Documents should trigger and participate in workflows. When a vendor uploads an NPWP certificate via the vendor portal, the document appears in the ERP procurement team's review queue. When an AP invoice is approved, the attached PDF invoice automatically archives to the vendor's document folder. When a project contract is uploaded, the system extracts the contract value and populates the project budget if the document type is CONTRACT. These workflow integrations turn the DMS from a filing cabinet into an active participant in business processes.
Raw PDF files are not searchable unless you extract their text. We use Google Cloud Vision API for OCR on uploaded PDFs and images: the text content is extracted and stored in a document_search table as a PostgreSQL tsvector. Full-text search against the documents uses PostgreSQL's ts_query, which handles Indonesian and English text. When an auditor asks 'find all invoices from PT Sumber Makmur between January and March 2025', the search runs in under a second and returns the matching documents with highlighted excerpts.
// NestJS: Document upload with GCS storage + OCR
@Post('/documents/upload')
@UseInterceptors(FileInterceptor('file'))
async uploadDocument(
@UploadedFile() file: Express.Multer.File,
@Body() dto: UploadDocumentDto,
@GetUser() user: User,
) {
// 1. Determine storage path and version
const existing = await this.docRepo.findLatestVersion(
dto.entityType, dto.entityId, dto.documentType
);
const version = (existing?.version ?? 0) + 1;
const storagePath = [
dto.entityType, dto.entityId, dto.documentType,
`v${version}`, file.originalname
].join('/');
// 2. Upload to GCS
await this.storageService.upload(storagePath, file.buffer, file.mimetype);
// 3. Extract text via Google Cloud Vision (async)
const doc = await this.docRepo.save({
entityType: dto.entityType,
entityId: dto.entityId,
documentType: dto.documentType,
storagePath, version,
fileSize: file.size,
mimeType: file.mimetype,
uploadedBy: user.id,
expiresAt: dto.expiresAt,
});
// Trigger OCR extraction asynchronously
await this.ocrQueue.add('extract-text', { documentId: doc.id, storagePath });
return { documentId: doc.id, version, storagePath };
}
// OCR processor: updates tsvector for full-text search
@Process('extract-text')
async extractText(job: Job<{ documentId: string; storagePath: string }>) {
const imageBytes = await this.storageService.download(job.data.storagePath);
const [result] = await this.visionClient.textDetection({
image: { content: imageBytes },
});
const text = result.fullTextAnnotation?.text ?? '';
await this.docRepo.update(job.data.documentId, {
textContent: () => `to_tsvector('english', ${JSON.stringify(text)})`,
});
}The DMS backend is a NestJS DocumentModule with a StorageService (wraps GCS), DocumentService (metadata CRUD), and SearchService (PostgreSQL full-text). The front end is a React document viewer using react-pdf for PDF rendering and a folder tree view built with react-arborist. Documents open in a side panel without leaving the current ERP page — the user can view a contract while editing the vendor record it's linked to. We also implemented a bulk download feature that creates a ZIP archive of selected documents via streaming.

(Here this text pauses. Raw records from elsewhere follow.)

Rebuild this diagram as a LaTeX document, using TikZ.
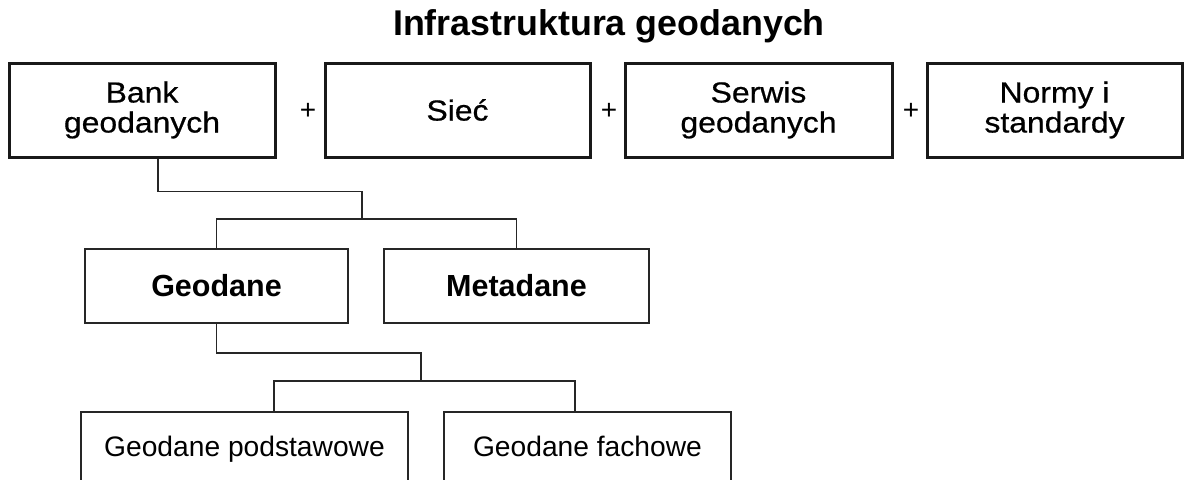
\documentclass[tikz,border=0pt]{standalone}
\usepackage{fontspec}
\setmainfont{Liberation Sans}
\newfontfamily\topfont[FakeStretch=1.1,FakeBold=0.6]{Liberation Sans}
\usetikzlibrary{calc}
\tikzset{
  topbox/.style={draw=black!90, line width=3pt, minimum width=#1, minimum height=94pt, inner sep=0pt, align=center, font=\topfont\fontsize{29}{30}\selectfont},
  midbox/.style={draw=black!85, line width=1.6pt, minimum width=#1, minimum height=74pt, inner sep=0pt, font=\fontsize{30.5}{32}\selectfont\bfseries},
  lowbox/.style={draw=black!85, line width=1.6pt, minimum width=#1, minimum height=74pt, inner sep=0pt, text height=21pt, text depth=7pt, font=\fontsize{28.2}{30}\selectfont},
  plus/.style={font=\fontsize{28}{28}\selectfont, inner sep=0pt},
  conn/.style={draw=black!85, line width=1.7pt}
}
\begin{document}
\begin{tikzpicture}[x=1pt,y=-1pt]
\useasboundingbox (0,0) rectangle (1185,479);
\clip (0,0) rectangle (1185,479);
\fill[white] (0,0) rectangle (1185,479);
\node[anchor=base, font=\fontsize{35.8}{40}\selectfont\bfseries, inner sep=0pt] (title) at (609,35) {Infrastruktura geodanych};
\node[topbox=266pt] (bank) at (142,110) {Bank\\geodanych};
\node[topbox=265pt] (siec) at (457.5,110) {Sieć};
\node[topbox=267pt] (serwis) at (758.5,110) {Serwis\\geodanych};
\node[topbox=255pt] (normy) at (1054.5,110) {Normy i\\standardy};
\node[plus] (p1) at (308,111) {+};
\node[plus] (p2) at (609,111) {+};
\node[plus] (p3) at (911,111) {+};
\node[midbox=263pt] (geo) at (216.5,286) {Geodane};
\node[midbox=265pt] (meta) at (516.5,286) {Metadane};
\node[lowbox=327pt] (pod) at (244.5,449) {Geodane podstawowe};
\node[lowbox=287pt] (fach) at (587.5,449) {Geodane fachowe};
\coordinate (bankout) at ([xshift=16pt]bank.south);
\coordinate (b1) at (362,219);
\coordinate (b2) at (421,381);
\coordinate (podin) at ([xshift=29.5pt]pod.north);
\coordinate (fachin) at ([xshift=-12.5pt]fach.north);
\draw[conn] (bankout) -- ++(0,33) -| (b1);
\draw[conn] (geo.north) -- (geo.north |- b1) -- (meta.north |- b1) -- (meta.north);
\draw[conn] (geo.south) -- ++(0,29) -| (b2);
\draw[conn] (podin) -- (podin |- b2) -- (fachin |- b2) -- (fachin);
\end{tikzpicture}
\end{document}
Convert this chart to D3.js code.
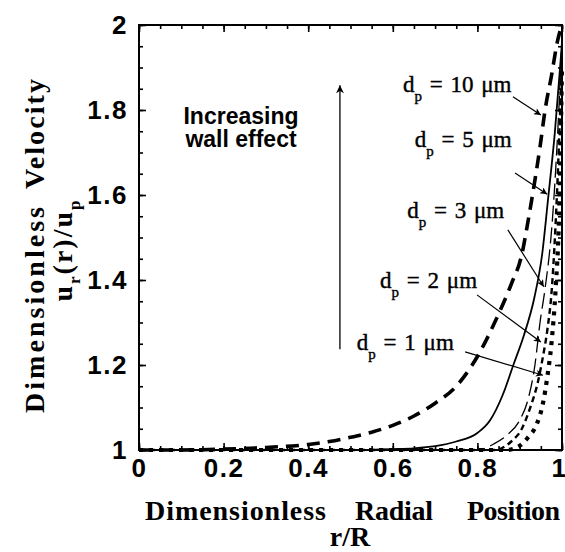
<!DOCTYPE html>
<html>
<head>
<meta charset="utf-8">
<script src="https://cdn.jsdelivr.net/npm/d3@7"></script>
<style>
  body { margin: 0; background: #fff; }
  svg { display: block; }
</style>
</head>
<body>
<div id="chart"></div>
<script>
// tick values / labels
const xTicks = [0, 0.2, 0.4, 0.6, 0.8, 1];
const yTicks = [1, 1.2, 1.4, 1.6, 1.8, 2];
const xTickLabels = ["0", "0.2", "0.4", "0.6", "0.8", "1"];
const yTickLabels = ["1", "1.2", "1.4", "1.6", "1.8", "2"];

// curves: r/R and u_r(r)/u_p
const r10 = [0, 0.1, 0.2, 0.3, 0.4, 0.45, 0.5, 0.55, 0.6, 0.65, 0.7, 0.75, 0.8, 0.85, 0.88, 0.905, 0.92, 0.936, 0.948, 0.96, 0.975, 0.99, 1];
const u10 = [1, 1, 1.002, 1.006, 1.013, 1.02, 1.03, 1.042, 1.058, 1.08, 1.11, 1.15, 1.22, 1.32, 1.39, 1.46, 1.54, 1.635, 1.713, 1.8, 1.88, 1.965, 2];

const r5 = [0, 0.5, 0.6, 0.65, 0.7, 0.75, 0.8, 0.83, 0.86, 0.885, 0.91, 0.935, 0.953, 0.967, 0.983, 0.995, 1];
const u5 = [1, 1, 1.002, 1.004, 1.009, 1.02, 1.04, 1.07, 1.13, 1.2, 1.27, 1.36, 1.46, 1.59, 1.746, 1.894, 1.96];

const r3 = [0, 0.8, 0.84, 0.87, 0.9, 0.92, 0.936, 0.948, 0.96, 0.976, 0.99, 1];
const u3 = [1, 1, 1.015, 1.035, 1.07, 1.12, 1.2, 1.3, 1.38, 1.525, 1.75, 1.97];

const r2 = [0, 0.84, 0.88, 0.905, 0.925, 0.943, 0.955, 0.965, 0.976, 0.988, 1];
const u2 = [1, 1, 1.02, 1.05, 1.1, 1.16, 1.22, 1.28, 1.38, 1.6, 1.93];

const r1 = [0, 0.87, 0.9, 0.92, 0.94, 0.955, 0.965, 0.975, 0.985, 0.993, 1];
const u1 = [1, 1, 1.01, 1.03, 1.06, 1.11, 1.17, 1.25, 1.38, 1.55, 1.9];

// annotations (data units)
const sizeLabels = ["10", "5", "3", "2", "1"];
const labelR = [0.624, 0.652, 0.634, 0.570, 0.515];
const labelU = [1.842, 1.713, 1.546, 1.381, 1.235];
const arrowFromR = [0.884, 0.889, 0.872, 0.799, 0.771];
const arrowFromU = [1.831, 1.652, 1.518, 1.365, 1.231];
const arrowToR = [0.950, 0.965, 0.957, 0.950, 0.955];
const arrowToU = [1.788, 1.602, 1.384, 1.254, 1.176];
const wallArrowR = 0.475;
const wallArrowU = [1.237, 1.858];

const W = 565, H = 552;
const margin = { top: 25, right: 3, bottom: 102, left: 139 };
const width = W - margin.left - margin.right,
      height = H - margin.top - margin.bottom;

const svg = d3.select("#chart").append("svg")
  .attr("width", W).attr("height", H);

const g = svg.append("g")
  .attr("transform", `translate(${margin.left},${margin.top})`);

const x = d3.scaleLinear().domain([0, 1]).range([0, width]);
const y = d3.scaleLinear().domain([1, 2]).range([height, 0]);

const minorX = d3.range(0, 1.0001, 0.05);
const minorY = d3.range(1, 2.0001, 0.05);

const tickFont = "'Liberation Sans', Arial, Helvetica, sans-serif";
const serif = "'Liberation Serif', 'Times New Roman', Times, serif";

function styleAxis(sel) {
  sel.select(".domain").remove();
  sel.selectAll(".tick line").attr("stroke", "#000").attr("stroke-width", 1.6);
}

// minor ticks, all four sides, pointing in
g.append("g").attr("transform", `translate(0,${height})`)
  .call(d3.axisBottom(x).tickValues(minorX).tickSize(-4).tickFormat("")).call(styleAxis);
g.append("g")
  .call(d3.axisTop(x).tickValues(minorX).tickSize(-4).tickFormat("")).call(styleAxis);
g.append("g")
  .call(d3.axisLeft(y).tickValues(minorY).tickSize(-4).tickFormat("")).call(styleAxis);
g.append("g").attr("transform", `translate(${width},0)`)
  .call(d3.axisRight(y).tickValues(minorY).tickSize(-4).tickFormat("")).call(styleAxis);

// major ticks with labels
const xAxis = g.append("g").attr("transform", `translate(0,${height})`)
  .call(d3.axisBottom(x).tickValues(xTicks).tickSize(-7).tickPadding(9)
    .tickFormat((d, i) => xTickLabels[i]))
  .call(styleAxis);
const yAxis = g.append("g")
  .call(d3.axisLeft(y).tickValues(yTicks).tickSize(-7).tickPadding(11)
    .tickFormat((d, i) => yTickLabels[i]))
  .call(styleAxis);
g.append("g")
  .call(d3.axisTop(x).tickValues(xTicks).tickSize(-7).tickFormat("")).call(styleAxis);
g.append("g").attr("transform", `translate(${width},0)`)
  .call(d3.axisRight(y).tickValues(yTicks).tickSize(-7).tickFormat("")).call(styleAxis);

[xAxis, yAxis].forEach(a => a.selectAll("text")
  .attr("fill", "#000")
  .style("font-family", tickFont)
  .style("font-weight", "bold")
  .style("font-size", "26px")
  .style("letter-spacing", "1.5px"));
// last x label sits on the page edge
xAxis.selectAll(".tick text").filter(d => d === 1).attr("dx", -3);

// curves
const curveR = [r10, r5, r3, r2, r1];
const curveU = [u10, u5, u3, u2, u1];
const curveStyle = [
  { w: 3.6, dash: "13,8" },
  { w: 1.8, dash: null },
  { w: 1.3, dash: "16,6" },
  { w: 2.4, dash: "6,4" },
  { w: 4.2, dash: "4,6" }
];

const line = d3.line()
  .x(d => x(d[0]))
  .y(d => y(d[1]))
  .curve(d3.curveMonotoneX);

curveR.forEach((rs, k) => {
  const pts = rs.map((r, i) => [r, curveU[k][i]]);
  g.append("path")
    .datum(pts)
    .attr("d", line)
    .attr("fill", "none")
    .attr("stroke", "#000")
    .attr("stroke-width", curveStyle[k].w)
    .attr("stroke-dasharray", curveStyle[k].dash);
});

// frame
g.append("rect")
  .attr("width", width).attr("height", height)
  .attr("fill", "none").attr("stroke", "#000").attr("stroke-width", 2);

// arrow heads
const defs = svg.append("defs");
defs.append("marker")
  .attr("id", "head").attr("viewBox", "0 0 10 10")
  .attr("refX", 10).attr("refY", 5)
  .attr("markerWidth", 11).attr("markerHeight", 7)
  .attr("markerUnits", "userSpaceOnUse")
  .attr("orient", "auto")
  .append("path").attr("d", "M0,0 L10,5 L0,10 L2.5,5 Z").attr("fill", "#000");
defs.append("marker")
  .attr("id", "bighead").attr("viewBox", "0 0 10 10")
  .attr("refX", 10).attr("refY", 5)
  .attr("markerWidth", 13).attr("markerHeight", 8)
  .attr("markerUnits", "userSpaceOnUse")
  .attr("orient", "auto")
  .append("path").attr("d", "M0,0 L10,5 L0,10 L3,5 Z").attr("fill", "#000");

// particle size labels + arrows
sizeLabels.forEach((s, i) => {
  const t = g.append("text")
    .attr("x", x(labelR[i]))
    .attr("y", y(labelU[i]))
    .style("font-family", serif)
    .style("font-size", "23px")
    .style("word-spacing", "2px")
    .attr("fill", "#000")
    .attr("stroke", "#000")
    .attr("stroke-width", 0.4);
  t.append("tspan").text("d");
  t.append("tspan").attr("dy", 9).style("font-size", "15px").text("p");
  t.append("tspan").attr("dy", -9).text(` = ${s} \u03bcm`);

  g.append("line")
    .attr("x1", x(arrowFromR[i])).attr("y1", y(arrowFromU[i]))
    .attr("x2", x(arrowToR[i])).attr("y2", y(arrowToU[i]))
    .attr("stroke", "#000").attr("stroke-width", 1.2)
    .attr("marker-end", "url(#head)");
});

// increasing wall effect
g.append("line")
  .attr("x1", x(wallArrowR)).attr("y1", y(wallArrowU[0]))
  .attr("x2", x(wallArrowR)).attr("y2", y(wallArrowU[1]))
  .attr("stroke", "#000").attr("stroke-width", 1.3)
  .attr("marker-end", "url(#bighead)");

const inc = g.append("text")
  .attr("text-anchor", "middle")
  .style("font-family", tickFont)
  .style("font-weight", "bold")
  .style("font-size", "23px")
  .attr("fill", "#000");
inc.append("tspan").attr("x", 102).attr("y", 99).text("Increasing");
inc.append("tspan").attr("x", 102).attr("y", 122).text("wall effect");

// axis titles, one text per word so the wide word gaps match
function titleWord(parent, str, x0, len, yb) {
  parent.append("text")
    .attr("x", x0).attr("y", yb)
    .attr("textLength", len)
    .attr("lengthAdjust", "spacing")
    .style("font-family", serif)
    .style("font-weight", "bold")
    .style("font-size", "28px")
    .attr("fill", "#000")
    .text(str);
}
titleWord(svg, "Dimensionless", 145, 181, 520);
titleWord(svg, "Radial", 355, 78, 520);
titleWord(svg, "Position", 467, 93, 520);
svg.append("text")
  .attr("x", 350).attr("y", 546)
  .attr("text-anchor", "middle")
  .style("font-family", serif)
  .style("font-weight", "bold")
  .style("font-size", "28px")
  .text("r/R");

const yTitle = svg.append("g").attr("transform", "translate(44,0) rotate(-90)");
titleWord(yTitle, "Dimensionless", -413, 206, 0);
titleWord(yTitle, "Velocity", -189, 110, 0);

const yt = svg.append("text")
  .attr("transform", "translate(72,250) rotate(-90)")
  .attr("text-anchor", "middle")
  .style("font-family", serif)
  .style("font-weight", "bold")
  .style("font-size", "28px")
  .style("letter-spacing", "2px");
yt.append("tspan").text("u");
yt.append("tspan").attr("dy", 8).style("font-size", "17px").text("r");
yt.append("tspan").attr("dy", -8).text("(r)/u");
yt.append("tspan").attr("dy", 8).style("font-size", "17px").text("p");
</script>
</body>
</html>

Document storage costs accumulate faster than expected. A company that stores all invoices, contracts, photos, and reports for 5 years can easily accumulate 500GB-1TB of files. Google Cloud Storage costs for 1TB in the asia-southeast2 (Jakarta) region are approximately $20/month for storage plus egress costs for downloads. Implement a document lifecycle policy: move documents older than 1 year to Coldline storage (10x cheaper for rarely accessed archives). Also enforce maximum file sizes (we cap at 50MB per document and 500MB per entity) to prevent engineers from accidentally uploading video files.
Indonesian regulatory compliance requires tracking documents with expiry dates: PKP certificates (renewable annually), SIUP (business license), API (import license), SNI certifications, ISO certificates, and staff qualification certificates. Our DMS sends email alerts 60 days, 30 days, and 7 days before a compliance document expires. The procurement module checks document validity before issuing POs to vendors — if a vendor's PKP certificate has expired, new PO creation is blocked. This automated compliance tracking replaced a manual calendar reminder system that frequently missed expirations.
During an audit (tax audit by DJP, or client-required compliance audit), auditors request specific documents: all purchase invoices for a period, all contracts with a specific vendor, evidence of approval for transactions above a threshold. Our DMS supports: bulk export by date range, entity type, and document type; audit trail showing who accessed each document and when; and a read-only auditor access level that grants view-only access to specific document sets without exposing the rest of the ERP. The eDiscovery export runs as a background job and emails the requester a download link when complete.